In the current study, six isonitrogenous (50% CP) experimental diets composed of practical ingredients were formulated to evaluate the complete replacement of either menhaden fishmeal (FM), menhaden fish oil (FO) or both FM and FO with juvenile red drum. The experimental control diet (FM + FO) contained FM at 28.3% of dry weight and FO at 6.5% of dry weight and met all established nutrient requirements of red drum. A fishmeal-free diet (FMF + FO) had FM completely replaced with a combination of hydrolyzed soy product, poultry by-product meal and soy protein concentrate but contained menhaden fish oil at 7.7% of dry weight.
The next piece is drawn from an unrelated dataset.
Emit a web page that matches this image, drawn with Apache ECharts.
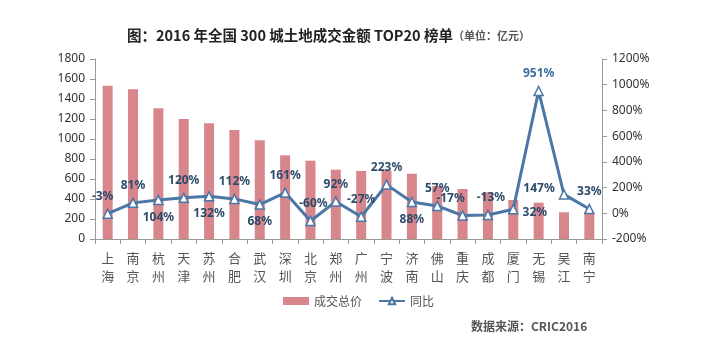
<!DOCTYPE html>
<html>
<head>
<meta charset="utf-8">
<script src="https://cdn.jsdelivr.net/npm/echarts@6/dist/echarts.min.js"></script>
<style>html,body{margin:0;padding:0;background:#fff;}#c{width:709px;height:359px;}</style>
</head>
<body>
<div id="c"></div>
<script>
const cities = ['上海','南京','杭州','天津','苏州','合肥','武汉','深圳','北京','郑州','广州','宁波','济南','佛山','重庆','成都','厦门','无锡','吴江','南宁'];
const totals = [1533, 1497, 1307, 1200, 1157, 1090, 987, 837, 783, 693, 680, 685, 653, 530, 500, 467, 390, 363, 267, 268];
const yoy = [-3, 81, 104, 120, 132, 112, 68, 161, -60, 92, -27, 223, 88, 57, -17, -13, 32, 951, 147, 33];
const leftTicks = [0, 1800, 200];
const rightTicks = [-200, 1200, 200];
const labelPlace = ['top','top','bottom','top','bottom','top','bottom','top','top','top','top','top','bottom','top','top','top','right','top','left','top'];

const FONT = '"Noto Sans CJK SC", "Noto Sans", sans-serif';
const chart = echarts.init(document.getElementById('c'));
const lineData = yoy.map((v, i) => {
  const p = labelPlace[i];
  const lab = {position: p};
  if (i === 0) { lab.offset = [-5, 0]; }
  if (i === 8) { lab.offset = [3, 0]; }
  if (i === 14) { lab.offset = [-12, 0]; }
  if (i === 15) { lab.offset = [3, 0]; }
  if (i === 16) { lab.offset = [-2, 3]; }
  if (i === 18) { lab.offset = [2, -6]; }
  if (i === 17) { lab.color = '#3d6e9e'; }
  return {value: v, label: lab};
});
chart.setOption({
  animation: false,
  textStyle: {fontFamily: FONT},
  title: {
    left: 122, top: 23,
    text: '{a|图：2016 年全国 300 城土地成交金额 TOP20 榜单}{b|（单位：亿元）}',
    textStyle: {
      rich: {
        a: {fontSize: 14.5, fontWeight: 'bold', color: '#222', fontFamily: FONT},
        b: {fontSize: 11, color: '#555', fontFamily: FONT, padding: [2, 0, 0, 0]}
      }
    }
  },
  legend: {
    left: 278, top: 290,
    itemGap: 16,
    itemWidth: 26, itemHeight: 8,
    textStyle: {fontSize: 12, color: '#555', fontFamily: FONT},
    data: [{name: '成交总价', icon: 'rect'}, {name: '同比'}]
  },
  graphic: [{
    type: 'text', left: 471, top: 320,
    style: {text: '数据来源：CRIC2016', fontSize: 12, fontWeight: 'bold', fill: '#555', fontFamily: FONT}
  }],
  grid: {left: 95, right: 107, top: 59, bottom: 120},
  xAxis: {
    type: 'category',
    data: cities,
    boundaryGap: true,
    axisLine: {lineStyle: {color: '#999'}},
    axisTick: {show: true, alignWithLabel: false, length: 5, lineStyle: {color: '#999'}},
    axisLabel: {
      interval: 0, color: '#555', fontSize: 13, lineHeight: 18, margin: 10,
      formatter: v => v.split('').join('\n')
    }
  },
  yAxis: [{
    type: 'value', min: leftTicks[0], max: leftTicks[1], interval: leftTicks[2],
    axisLine: {show: true, lineStyle: {color: '#999'}},
    axisTick: {show: true, length: 5, lineStyle: {color: '#999'}},
    splitLine: {show: false},
    axisLabel: {color: '#333', fontSize: 12, margin: 10, formatter: v => String(v), fontFamily: '"Noto Sans", sans-serif'}
  }, {
    type: 'value', min: rightTicks[0], max: rightTicks[1], interval: rightTicks[2],
    axisLine: {show: true, lineStyle: {color: '#999'}},
    axisTick: {show: true, length: 5, lineStyle: {color: '#999'}},
    splitLine: {show: false},
    axisLabel: {color: '#333', fontSize: 12, margin: 10, formatter: v => v + '%', fontFamily: '"Noto Sans", sans-serif'}
  }],
  series: [{
    name: '成交总价', type: 'bar', data: totals, barWidth: 10,
    itemStyle: {color: '#d7868c'}
  }, {
    name: '同比', type: 'line', yAxisIndex: 1, data: lineData,
    symbol: 'triangle', symbolSize: 9,
    lineStyle: {color: '#4a77a5', width: 3},
    itemStyle: {color: '#fff', borderColor: '#4a77a5', borderWidth: 1.5},
    label: {
      show: true, formatter: p => p.value + '%',
      color: '#2c4b6b', fontSize: 12, fontWeight: 'bold', fontFamily: '"Noto Sans", sans-serif', distance: 6
    }
  }]
});
</script>
</body>
</html>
All other experimental diets were isolipidic (13% crude lipid) and contained no FM or FO and had FO replaced by various combinations of canola, flax, and algal oils. Groups of 15 fish (~4.4 g/fish initial weight) were stocked in 28, 38-L aquaria fashioned as a recirculating aquaculture system operated at 7 ppt salinity. Quadruplicate aquaria of fish were randomly assigned to each diet and fed to apparent satiation twice daily for an 8-week duration. Red drum fed the five experimental diets which replaced FM and/or FO did not show any significant differences in percentage weight gain, feed efficiency (FE), protein conversion efficiency (PCE), fillet yield, or survival compared to fish fed the control diet which included both FM and FO. Whole-body proximate analysis of red drum fed the experimental diets revealed no significant differences in crude protein content. The current study provides evidence that juvenile red drum can be successfully raised using practical diets devoid of FM and FO with performance similar to fish fed a control diet with considerable amounts of both FM and FO.